SUPPLIED INFORMATION:
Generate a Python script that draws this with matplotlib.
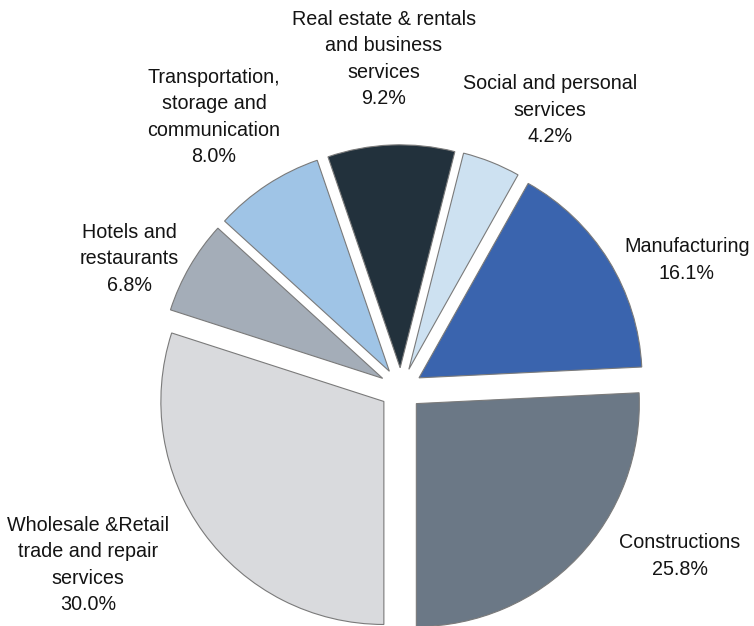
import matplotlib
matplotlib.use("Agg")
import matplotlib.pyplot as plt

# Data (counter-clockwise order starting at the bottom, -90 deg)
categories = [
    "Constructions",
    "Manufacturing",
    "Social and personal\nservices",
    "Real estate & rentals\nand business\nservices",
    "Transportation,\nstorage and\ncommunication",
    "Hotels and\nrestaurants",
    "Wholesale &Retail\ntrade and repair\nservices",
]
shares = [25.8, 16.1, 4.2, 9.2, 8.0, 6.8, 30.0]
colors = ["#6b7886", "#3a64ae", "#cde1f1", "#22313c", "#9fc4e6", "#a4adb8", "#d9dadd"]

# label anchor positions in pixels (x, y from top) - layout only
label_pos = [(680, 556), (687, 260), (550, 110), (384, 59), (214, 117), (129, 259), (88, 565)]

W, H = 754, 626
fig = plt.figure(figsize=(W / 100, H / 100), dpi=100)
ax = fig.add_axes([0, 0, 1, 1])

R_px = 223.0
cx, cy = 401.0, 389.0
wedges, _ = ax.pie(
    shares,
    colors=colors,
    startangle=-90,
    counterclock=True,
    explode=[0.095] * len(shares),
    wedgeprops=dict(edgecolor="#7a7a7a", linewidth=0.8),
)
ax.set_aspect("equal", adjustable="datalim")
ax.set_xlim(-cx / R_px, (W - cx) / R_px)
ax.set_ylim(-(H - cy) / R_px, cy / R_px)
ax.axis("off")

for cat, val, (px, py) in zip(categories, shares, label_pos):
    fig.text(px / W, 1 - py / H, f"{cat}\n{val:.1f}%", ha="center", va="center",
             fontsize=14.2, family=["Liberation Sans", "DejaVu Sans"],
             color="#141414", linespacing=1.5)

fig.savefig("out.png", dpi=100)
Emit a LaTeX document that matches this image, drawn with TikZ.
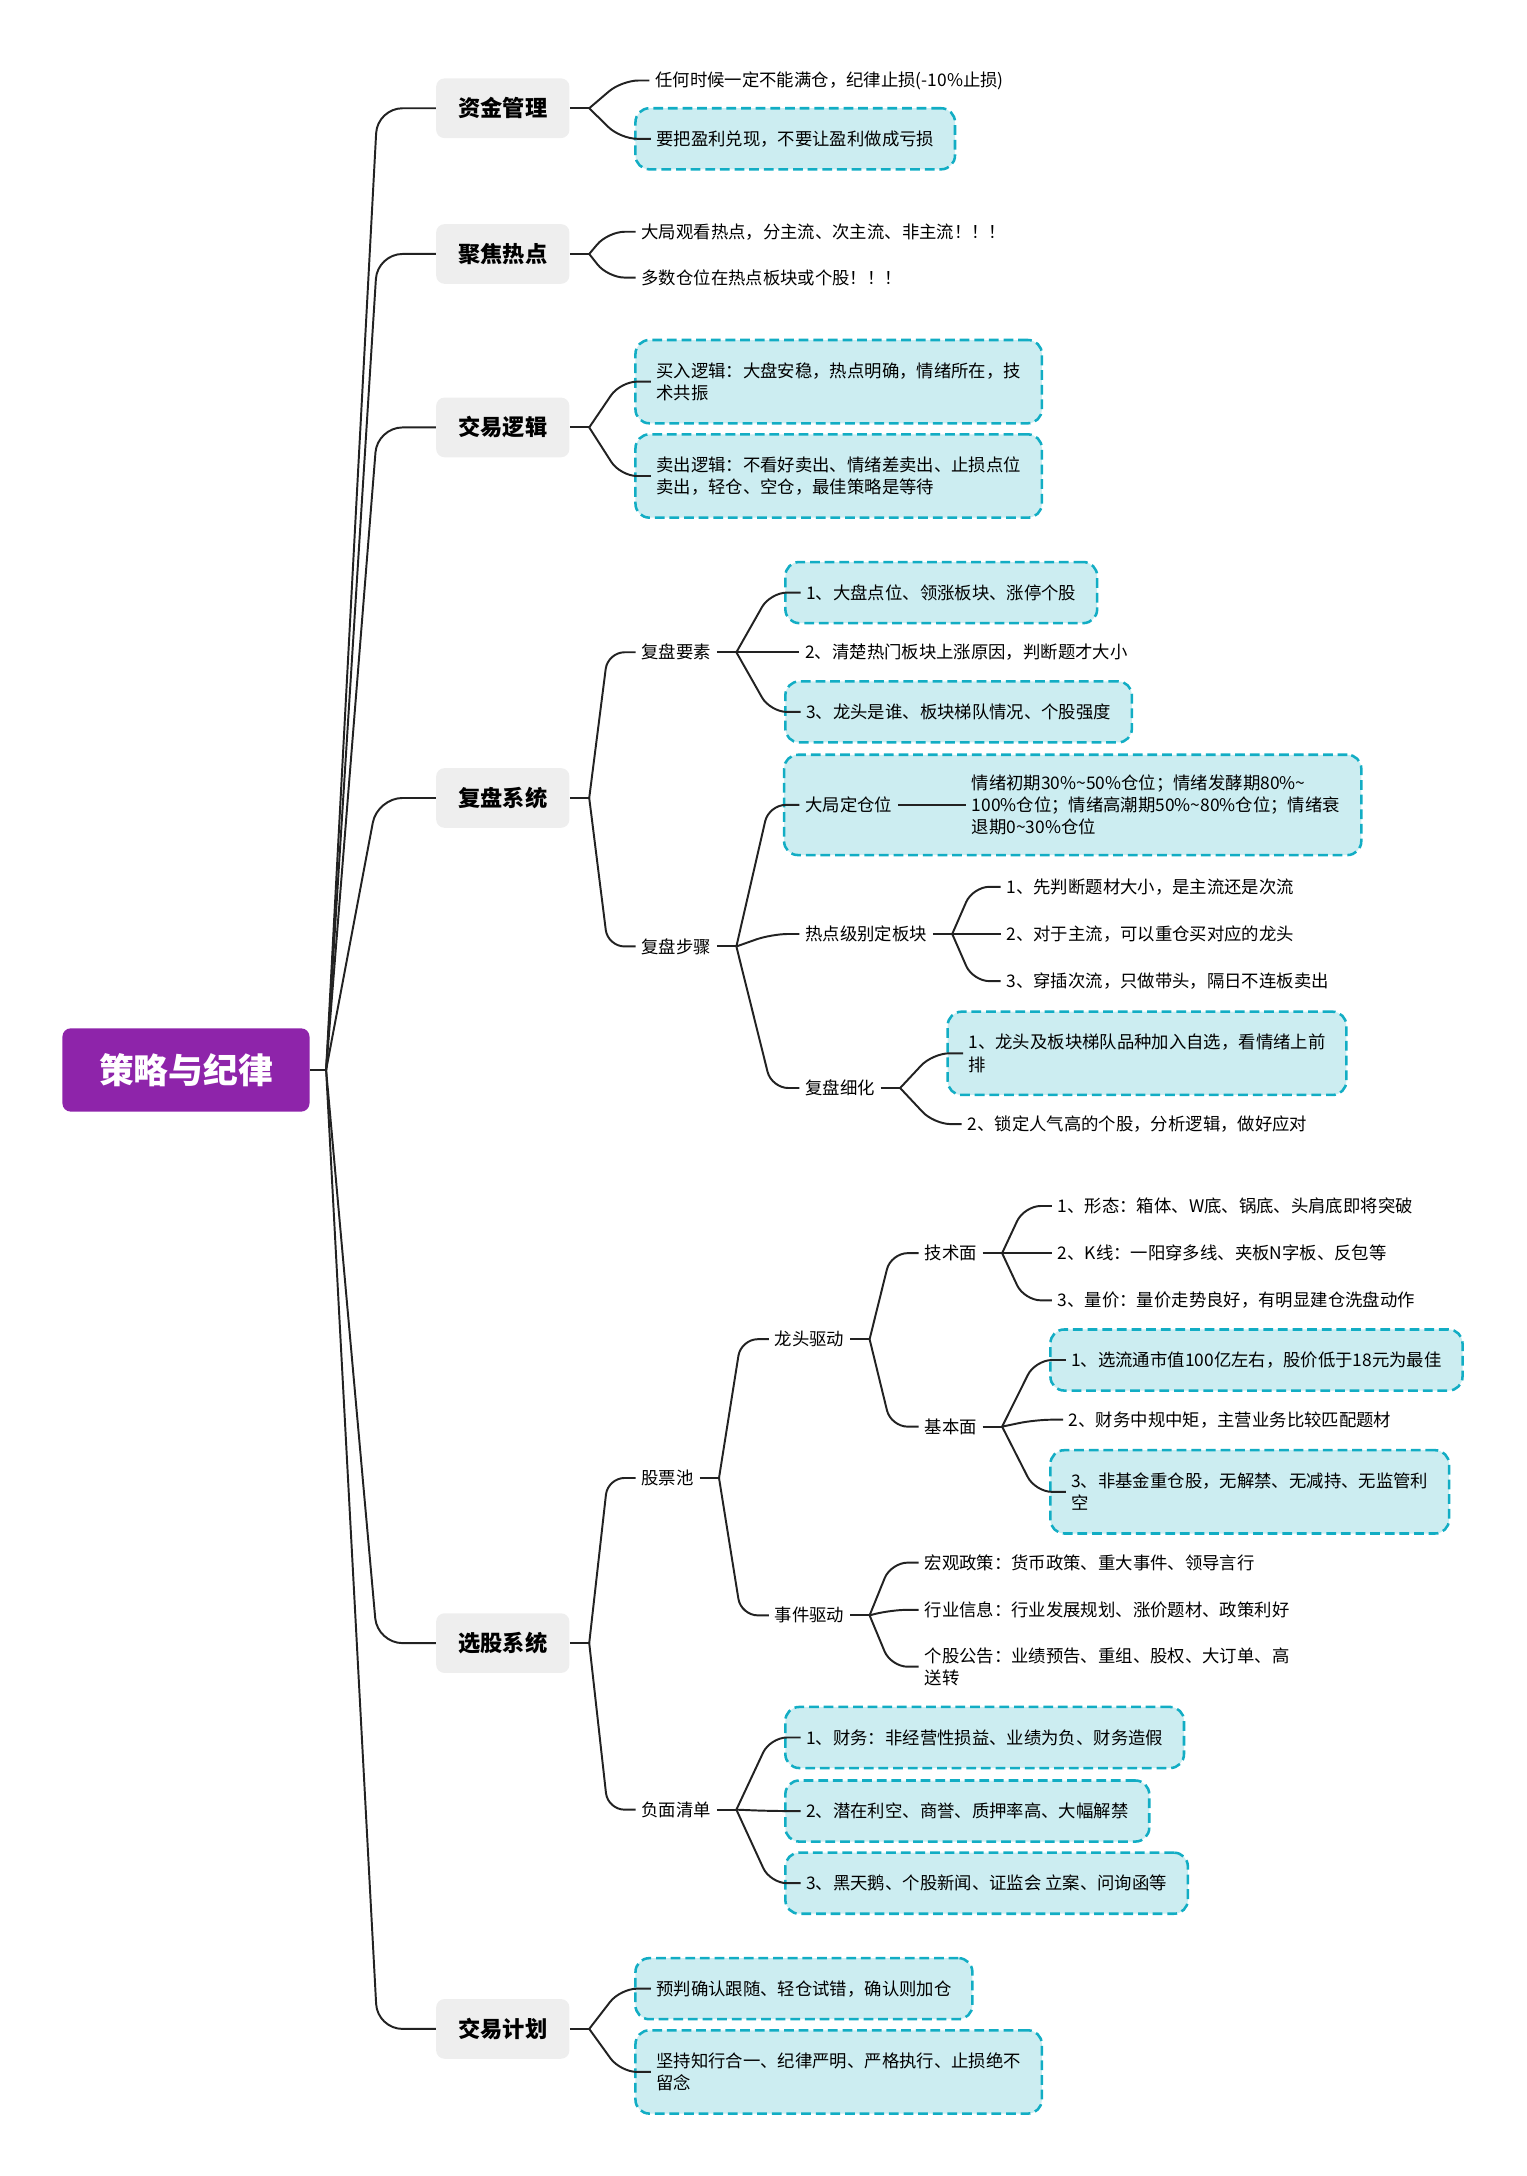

WHAT YOU HAVE TO DO: Give all the lines above again, character for character, without pictures.

RESULT:
Generate a Python script that draws this with matplotlib.
import matplotlib
matplotlib.use("Agg")
import matplotlib.pyplot as plt

# Data (counter-clockwise order starting at the bottom, -90 deg)
categories = [
    "Constructions",
    "Manufacturing",
    "Social and personal\nservices",
    "Real estate & rentals\nand business\nservices",
    "Transportation,\nstorage and\ncommunication",
    "Hotels and\nrestaurants",
    "Wholesale &Retail\ntrade and repair\nservices",
]
shares = [25.8, 16.1, 4.2, 9.2, 8.0, 6.8, 30.0]
colors = ["#6b7886", "#3a64ae", "#cde1f1", "#22313c", "#9fc4e6", "#a4adb8", "#d9dadd"]

# label anchor positions in pixels (x, y from top) - layout only
label_pos = [(680, 556), (687, 260), (550, 110), (384, 59), (214, 117), (129, 259), (88, 565)]

W, H = 754, 626
fig = plt.figure(figsize=(W / 100, H / 100), dpi=100)
ax = fig.add_axes([0, 0, 1, 1])

R_px = 223.0
cx, cy = 401.0, 389.0
wedges, _ = ax.pie(
    shares,
    colors=colors,
    startangle=-90,
    counterclock=True,
    explode=[0.095] * len(shares),
    wedgeprops=dict(edgecolor="#7a7a7a", linewidth=0.8),
)
ax.set_aspect("equal", adjustable="datalim")
ax.set_xlim(-cx / R_px, (W - cx) / R_px)
ax.set_ylim(-(H - cy) / R_px, cy / R_px)
ax.axis("off")

for cat, val, (px, py) in zip(categories, shares, label_pos):
    fig.text(px / W, 1 - py / H, f"{cat}\n{val:.1f}%", ha="center", va="center",
             fontsize=14.2, family=["Liberation Sans", "DejaVu Sans"],
             color="#141414", linespacing=1.5)

fig.savefig("out.png", dpi=100)
Emit a LaTeX document that matches this image, drawn with TikZ.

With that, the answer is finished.